Rip currents are very dangerous and can be hard to identify, they quickly drag swimmers out to sea. If it is your first time at the beach, make sure you ask the lifeguard where it is safe to swim. As for swimming pools, some of them do not have shallow areas, so be aware of these before entering.

- Luke Cunningham, co-founder and Managing Director at Blue Guard Middle East

6. Make sure the water is safe

Whether you are swimming on the beach or at a pool, always check the swimming area to ensure the water is safe. If you are not sure whether the water is safe to swim, always ask the lifeguard on duty. This is particularly important to check for rip currents at beaches, which are strong, narrow currents of water, which cut through the regular currents at a perpendicular angle and move directly away from the shore.

“Rip currents are very dangerous and can be hard to identify, they quickly drag swimmers out to sea. If it is your first time at the beach, make sure you ask the lifeguard where it is safe to swim. As for swimming pools, some of them do not have shallow areas, so be aware of these before entering,” Cunningham said.

7. Watch out for the red flag on beaches

At the beach, authorities clearly mark the areas that are safe to swim.

“You will see floaters across the perimeter of the area that has been marked as safe to swim. Always swim within that area. Also, it is best to swim closer to wear the lifeguard is stationed. Keep the beach timings in mind, which will be clearly mentioned on signboards. Look out for red flags that have been put up – either at the lifeguard’s post or at different places along the stretch of the beach. These are put up by authorities to warn swimmers to stay away from the water when it is not safe,” Mohamed said.

8. Life jackets are essential

With air pockets in between the two layers of water-resistant fabric, life jackets help make sure that a person is always buoyant. So, always wear a life jacket to ensure safety, whether you are going to the beach, lake or pool.

“Never depend on inflatable floaties and toys. They are designed to entertain – not to save lives,” Cunningham added.

9. Avoid going swimming after a heavy meal

Mohamed also advised people to not eat or drink too much right before going for a swim, as a heavy meal could make you lethargic.

“We usually advise people not to eat something heavy at least two hours before any physical activity, especially swimming,” he said.

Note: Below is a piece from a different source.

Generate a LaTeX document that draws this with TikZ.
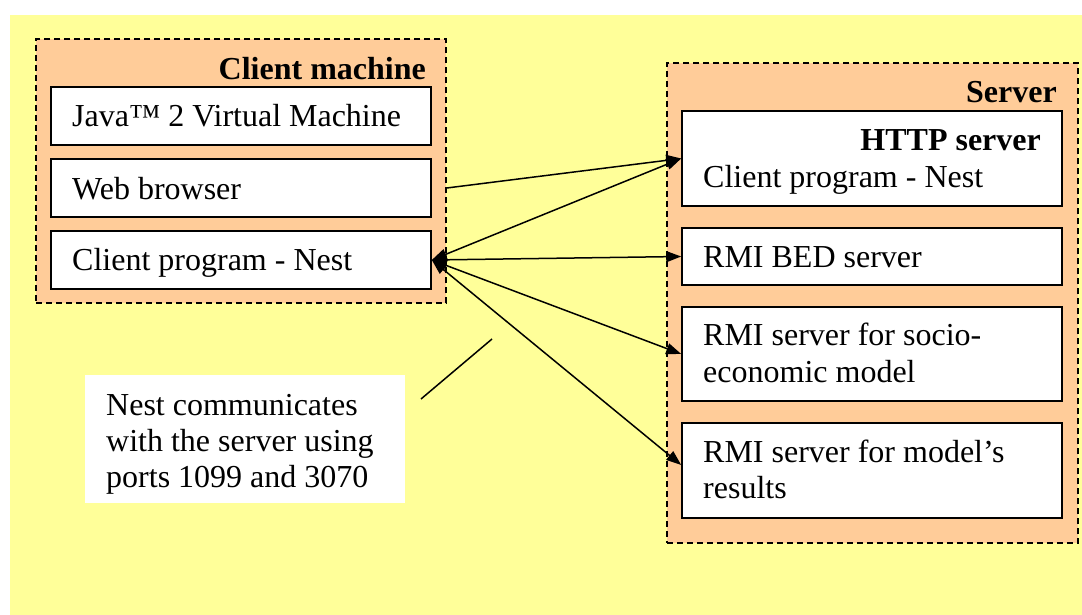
\documentclass[tikz,border=0pt]{standalone}
\usepackage{fontspec}
\setmainfont{Liberation Serif}
\usetikzlibrary{arrows.meta}
\definecolor{bgyellow}{HTML}{FFFF99}
\definecolor{peach}{HTML}{FFCC99}
\begin{document}
\begin{tikzpicture}[x=1pt,y=-1pt,
  font=\fontsize{32}{37}\selectfont,
  group/.style={draw=black, fill=peach, line width=1.5pt, dash pattern=on 6pt off 4pt, inner sep=0pt},
  box/.style={draw=black, fill=white, line width=1.6pt, inner sep=0pt},
  txt/.style={anchor=base west, inner sep=0pt},
  btxt/.style={anchor=base east, inner sep=0pt, font=\fontsize{32}{37}\selectfont\bfseries},
  arr/.style={line width=1.5pt, -{Triangle[length=15pt,width=11pt]}},
  darr/.style={line width=1.5pt, {Triangle[length=15pt,width=11pt]}-{Triangle[length=15pt,width=11pt]}},
  thin line/.style={line width=1.5pt}
]
\useasboundingbox (0,0) rectangle (1082,615);
\fill[white] (0,0) rectangle (1082,615);
\fill[bgyellow] (10,15) rectangle (1082,615);

% client machine
\node[group, minimum width=410pt, minimum height=264pt] (client) at (241,171) {};
\node[btxt] (clientlbl) at (426,80) {Client machine};
\node[box, minimum width=380pt, minimum height=58pt] (java) at (241,116) {};
\node[txt] (javat) at (72,127) {Java™ 2 Virtual Machine};
\node[box, minimum width=380pt, minimum height=58pt] (web) at (241,188) {};
\node[txt] (webt) at (72,199) {Web browser};
\node[box, minimum width=380pt, minimum height=58pt] (cp) at (241,260) {};
\node[txt] (cpt) at (72,270) {Client program - Nest};

% server
\node[group, minimum width=411pt, minimum height=480pt] (server) at (872.5,303) {};
\node[btxt] (serverlbl) at (1057,103) {Server};
\node[box, minimum width=380pt, minimum height=95pt] (http) at (872,158.5) {};
\node[btxt] (httpt) at (1041,150) {HTTP server};
\node[txt] (httpt2) at (703,187) {Client program - Nest};
\node[box, minimum width=380pt, minimum height=57pt] (bed) at (872,256.5) {};
\node[txt] (bedt) at (703,267) {RMI BED server};
\node[box, minimum width=380pt, minimum height=94pt] (socio) at (872,354) {};
\node[txt] (sociot) at (703,345) {RMI server for socio-};
\node[txt] (sociot2) at (703,382) {economic model};
\node[box, minimum width=380pt, minimum height=95pt] (res) at (872,470.5) {};
\node[txt] (rest) at (703,462) {RMI server for model’s};
\node[txt] (rest2) at (703,498) {results};

% note
\node[fill=white, inner sep=0pt, minimum width=320pt, minimum height=128pt] (note) at (245,439) {};
\node[txt] (n1) at (106,415) {Nest communicates};
\node[txt] (n2) at (106,451) {with the server using};
\node[txt] (n3) at (106,487) {ports 1099 and 3070};

% connectors
\draw[arr] (client.east |- web) -- (http.west);
\draw[darr] (cp.east) -- (http.west);
\draw[darr] (cp.east) -- (bed.west);
\draw[darr] (cp.east) -- (socio.west);
\draw[darr] (cp.east) -- ([yshift=5.5pt]res.west);

\coordinate (c1) at (421,399);
\coordinate (c2) at (492,339);
\draw[thin line] (c1) -- (c2);
\end{tikzpicture}
\end{document}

10. Never test the water with both your feet

Mohamed spoke about how children are trained to always check the depth of the water by dipping one foot into the pool.

“Some children are not aware of how deep the swimming pool is and can’t see the shallow area. They might directly go into the deep end of the swimming pool. This is why we ask them to always check the depth of the water with one foot. If you can’t reach the floor, you can pull yourself out more easily,” he said.

999

The number to call in case of any emergency in the UAE

11. Look before you dive

Swimming experts also spoke about how it is common for children to try to dive into the water, without realising how deep the water is. Diving into the shallow end can lead to serious physical injuries and even drowning.

What do I do in case someone is drowning?

If you follow the safety guidelines mentioned above, you would always be swimming close to a lifeguard, who is well-trained to save people from drowning and also administering CPR.

MOI also urges people to immediately call 999 in case of any such emergency.

Cunningham also advised people to call the police or rescue services for help. However, he also provided some basic first aid tips that people should keep in mind when headed for a swim:

Look out for others: Always ensure to help others too, call for help when someone is in trouble. Never try to rescue alone.

“Reach and throw – don’t go!”: Never try to save anyone by jumping in yourself, especially if you do not have basic training; that could put two people at risk. Throw them something that floats, or grab a pole that reaches them. At most public swimming pools and beach’s there are life rings readily available in case of an emergency.

Look out for others: Call for help when someone is in trouble. Never try to rescue alone.